Sinful people attempt to define love by what sinful people do. In our culture, to love someone is to not be hateful to them… to not want to hurt them. To love God is to be a generally good person and not cuss too much, go to church when you can, and give what you can spare. But love cannot be defined by what we do. It must be defined by what God has done.
Love is self-sacrificing. Love is cleansing. Love is transforming. Love is humbling. Love is the acceptance of pain and suffering on behalf of the one who is loved.
This sacrificial and transforming love was commissioned by God at the Bethlehem manger. 1 John 4:11 says, “Beloved, if God so loved us, we also ought to love one another.” Remember the who reason why love was made manifest to us in the person and work of Jesus was so that we might live through Him. He loved us so that we, by His love, might also love others.

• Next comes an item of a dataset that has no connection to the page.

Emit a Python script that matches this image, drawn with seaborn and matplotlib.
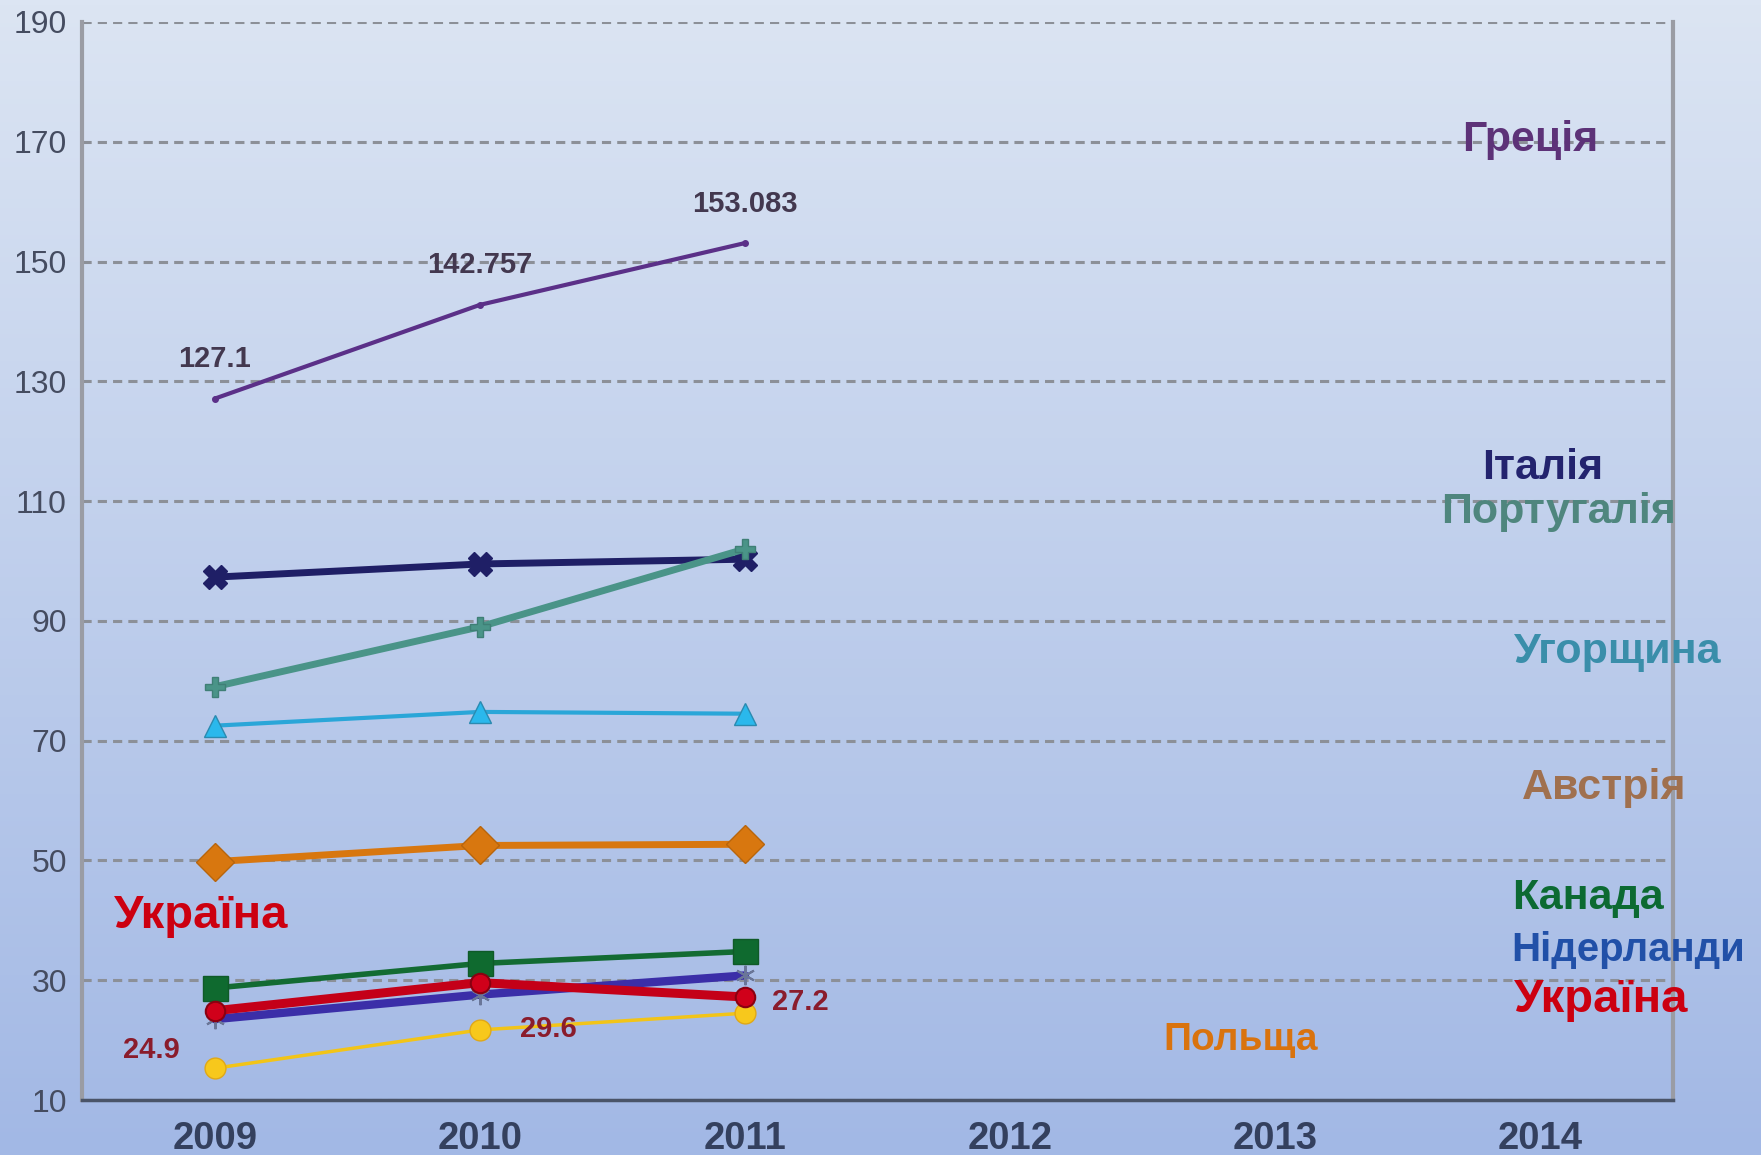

If you have received the gift of God’s love and been transformed by its power, then it logically follows that you ought to love your neighbor. You ought to love them especially if they will not love you in return because God loved you when you could not love Him in return. You ought to love them especially if they have nothing to give because true love is sacrificial and expects nothing in return. You ought to love not just in words but in deeds because God’s love is always backed up by action. Love that God has shown us should be the motive of all our generosity, the aim of every gift we give and the theme of every song we sing.

Love is not an abstract rhetorical concept. It is not a subject confined to poets and philosophers. In the Christmas story, we see sanctified love manifested, defined, and commissioned. Love is a person… a person who on that first Christmas came to us, transformed us, and gave us life. It is for love that we ought to be most thankful this Christmas.